I was going to title this post “Living With Discipline,” but then I thought that might be misleading. When I think about that phrase, I think about somebody who gets up at 4:45 every morning to get a workout in before the kids wake up, someone who only allows themselves two alcoholic beverages and one dessert per week, someone who controls the number of minutes that they spend perusing Facebook and Instagram each day. That person, clearly, is not me.
No, what I mean is living with the butt-naked, possibly possessed, supposed-to-be-napping child who, until about 40 minutes ago was shrieking at me from the top of the stairs to read her a book. (Now she is peacefully sleeping on her bedroom floor…not that I have DARED to get close enough to confirm that.) That, my friends, is the kind of discipline I am referring to.
|You think I’m leaving without this
princess chair? Try me.
Let me back up: Maggie, while at her sweetest is the most darling child ever on the face of the planet, at her worst honestly reminds me of the kid from The Exorcist. She has been this way from the very beginning- difficult to please, impossible to reason with, and as they say down here in the south, as hard-headed as they come. I truly believe that I have been dealt this lot in life because I was such a butt to my own mom when I was growing up, but that’s a tale for another day. Of course, today when nap time rolled around my husband was out of the house (coincidence?), but the routine was the same as always. Pull-up on, read two books, sing two songs, music on. I set her “Owl”, her alarm clock, for the time when she’s allowed to wake up, and as long as she’s quiet, we’re good.

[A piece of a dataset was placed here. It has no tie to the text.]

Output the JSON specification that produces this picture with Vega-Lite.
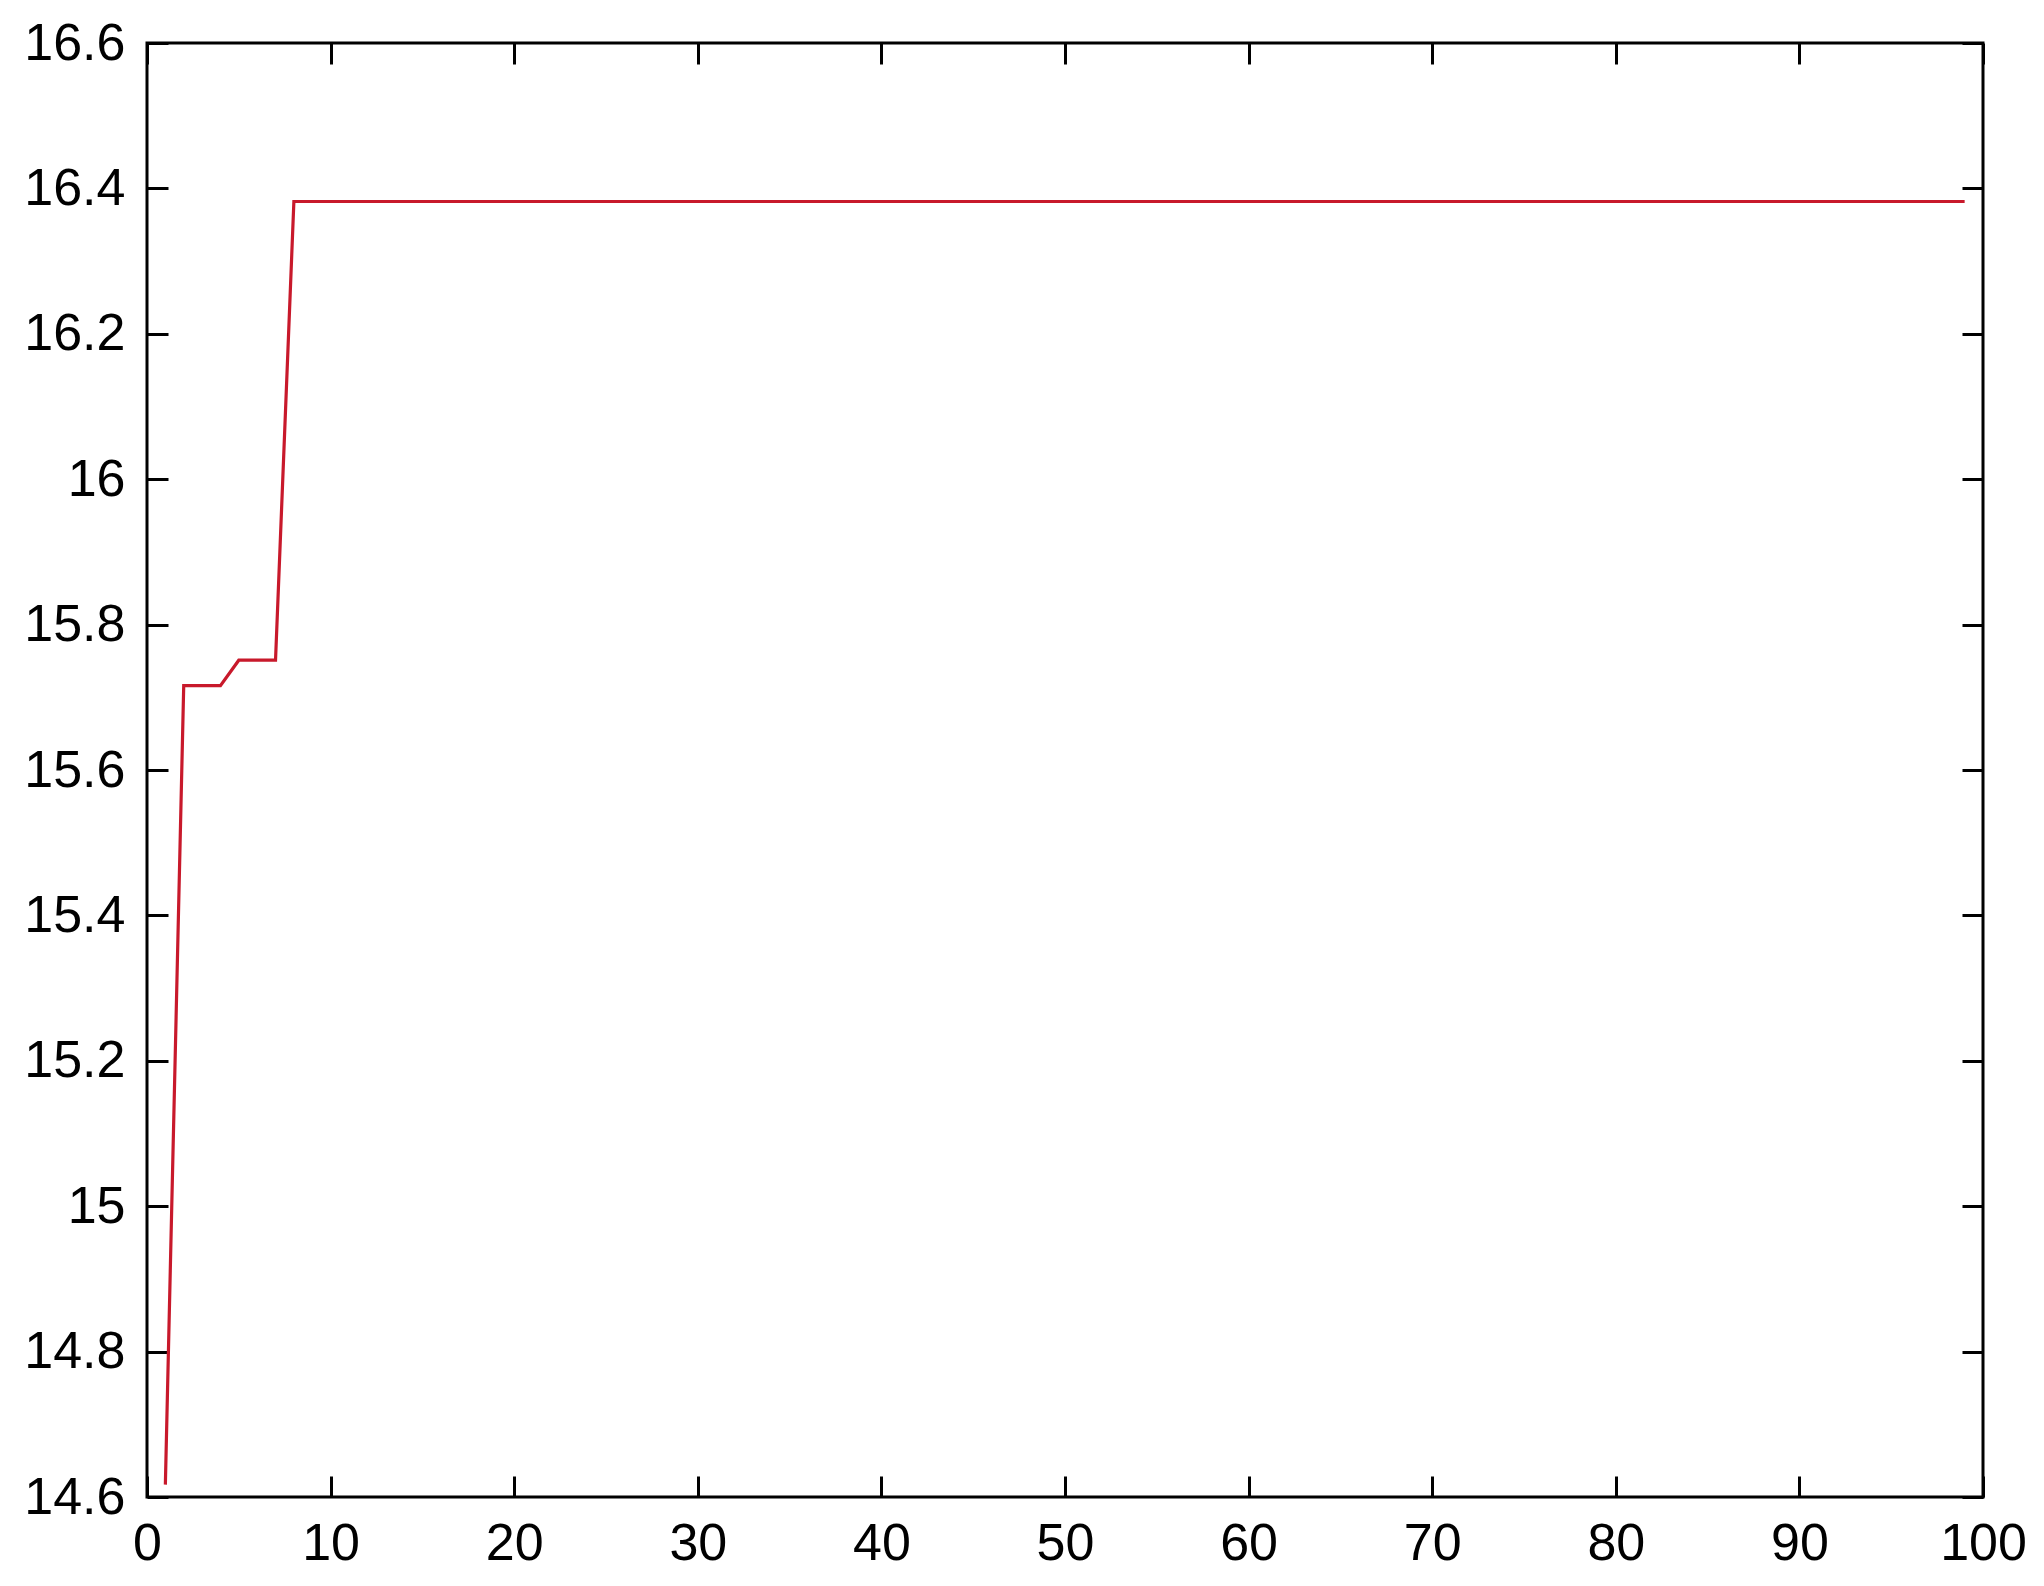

Unfortunately, our routine hit a snag when Maggie decided she wanted four books instead of two.
Me (Very calmly): We read two books. Which two do you want me to read?
Maggie: I don’t like you.
Me (the human embodiment of a cucumber): That’s fine. Now which two would you like me to read?
Maggie (Not at all calmly): NO! WE READ FOUR!
Me (Again, very reasonable): Maggie, if you scream at me again, I’m not reading you any books. Do you understand? You don’t speak to your mommy that way.
Maggie: NO! I CAN YELL AT YOU!
So, just like Super Nanny taught me, I made good on my warning. No books. That part was easy. What wasn’t easy was the crying, begging, ripping off clothes, and eventually taking away two of her favorite books that followed.
Discipline sucks. I wish I could be more eloquent about it, but seriously, it’s the worst. This witch lady who takes children’s books away from them and once barred my daughter from Sunday school because that was the one thing she was excited about- that isn’t me. Never in a million years did I imagine me, as a parent, asking my child, “Are we going to do this the easy way or the hard way?” and then dumping cups of water over her head while she screams like I’m pulling off her toenails instead of rinsing the shampoo out of her hair.
When it comes to parenting, there is an easy way and a hard way, and choosing to discipline your child is by far the harder choice. It’s necessary, I know, because I’ve taught kids who have seemingly never heard the word “No” in their lives, but (expletive of your choice) it’s exhausting. Discipline is beyond poop, beyond throw-up, beyond middle of the night feedings, beyond being forced to watch weird, borderline-creepy kids’ shows, the least fun aspect of parenting. Because, as Maggie tells me, “You a bad guy, mommy.”And who wants to hear their kid tell them that?